Arizona’s unemployment rate inched up to 8 percent in January when the state shed 45,500 jobs, a state economist reported March 14.
The private sector accounted for a big chunk of those losses, although the government led other sectors in shedding workers.
In comparison, the U.S. jobless rate was 7.9 percent that month.
Aruna Murthy, the state’s director of economic analysis, said the losses are typical in January. Companies, particularly those in retail, tend to ramp up their hiring of temporary workers in the months prior to preparing for the holidays.
But Murthy said the larger trend still looked favorable. January’s figures are below the 10-year average of 58,600 jobs that are lost for the month.
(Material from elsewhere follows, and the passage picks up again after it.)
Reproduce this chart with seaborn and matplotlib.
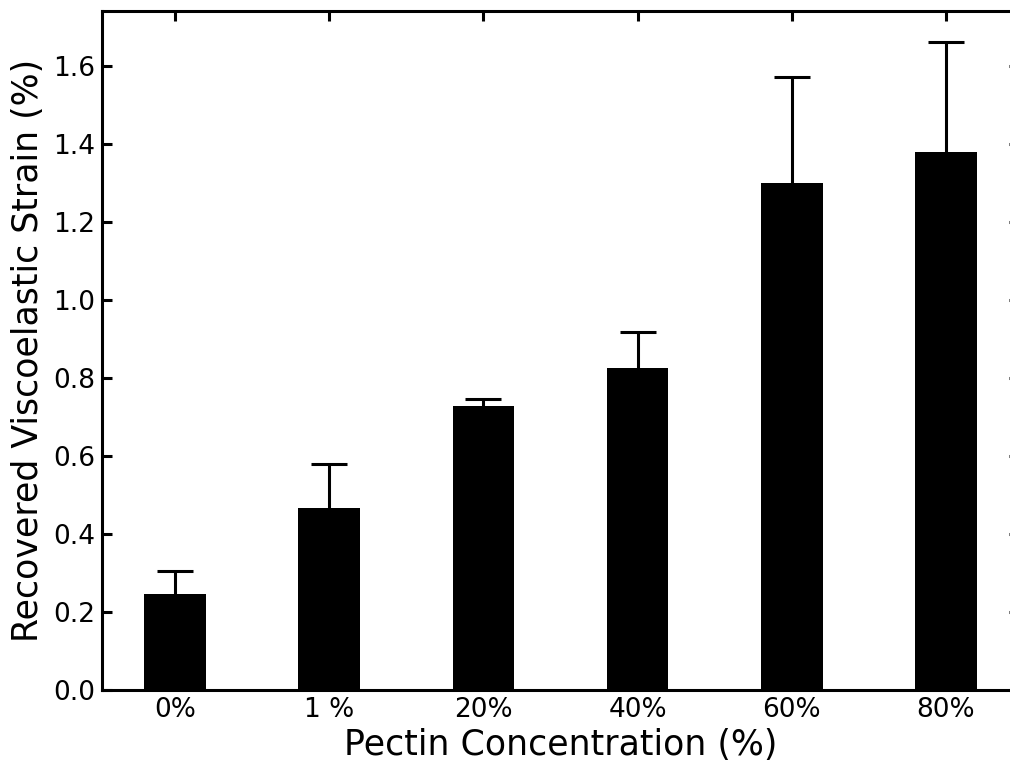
import matplotlib
matplotlib.use("Agg")
import matplotlib.pyplot as plt
import seaborn as sns
import numpy as np
import pandas as pd

# data
categories = ["0%", "1 %", "20%", "40%", "60%", "80%"]
strain = [0.247, 0.467, 0.728, 0.826, 1.298, 1.378]
strain_err = [0.057, 0.112, 0.018, 0.092, 0.274, 0.282]

sns.set_theme(style="ticks")
plt.rcParams['font.family'] = ['DejaVu Sans']

df = pd.DataFrame({"conc": categories, "strain": strain})

fig = plt.figure(figsize=(10.1, 7.62), dpi=100)
ax = fig.add_axes([102 / 1010, (762 - 690) / 762, (1019 - 102) / 1010, (690 - 11) / 762])

sns.barplot(data=df, x="conc", y="strain", color="black", width=0.4,
            errorbar=None, ax=ax, saturation=1)
for p in ax.patches:
    p.set_edgecolor("none")
    p.set_zorder(3)

# upper-only error bars, tucked behind the bars
x = np.arange(len(categories))
eb = ax.errorbar(x, strain, yerr=[np.zeros(len(strain)), strain_err], fmt="none",
                 ecolor="black", elinewidth=2.2, capsize=13, capthick=2.2, zorder=2)
eb[1][0].set_visible(False)

ax.set_xlim(-0.473, len(categories) - 1 + 0.473)
ax.set_ylim(0, 1.74)
ax.set_yticks(np.arange(0, 1.61, 0.2))
ax.set_yticklabels([f"{v:.1f}" for v in np.arange(0, 1.61, 0.2)])

ax.set_xlabel("Pectin Concentration (%)", fontsize=25, color="black", labelpad=4)
ax.set_ylabel("Recovered Viscoelastic Strain (%)", fontsize=25, color="black", labelpad=6)

ax.tick_params(axis="both", which="major", direction="in", length=7, width=2.2,
               labelsize=19, colors="black", top=True, right=True, pad=5)
for s in ax.spines.values():
    s.set_linewidth(2.2)
    s.set_color("black")
    s.set_visible(True)

fig.savefig("out.png", dpi=100)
Also, the over-the-year numbers comparing January 2013 to January 2012 showed that Arizona added 47,700 jobs, with the private sector accounting for a majority of those gains.
What’s also encouraging is that all but one of 11 major sectors, especially construction, posted over-the-year gains.
Murthy said updated figures after benchmarking also showed that employment in the private sector appeared to have been growing above 2 percent in the past 18 months.
“[This] is good news. So it means Arizona is continuing to grow,” she said.
Arizona’s over-the-year numbers for the private sector also looked better than the country’s.
But what’s unknown and worries Murthy is the impact of the federal “sequester” cuts on jobs.
She said it’s difficult to predict numbers since the sequestration cuts are phased in. Still, the economist believes that sequestration will likely dampen Arizona’s employment growth.
Its effects will likely be uneven, impacting military spending — and those that rely on it — more so than others, which means the impact will also likely be more regional as communities surrounding bases feel the cuts more strongly than other parts of the state.
“I anticipate a slight decline in the growth rate,” Murthy said. “Overall, it’s a significant amount of cuts that I think it will impact the growth rate to some extent.”
She added she’s worried not just about the potential job losses resulting from the sequestration.
“I worry more for the secondary and tertiary effects that the primary job loss causes,” she said, referring to the overall dampening impact of shrunken incomes on spending power, consumer confidence and other indirect impacts.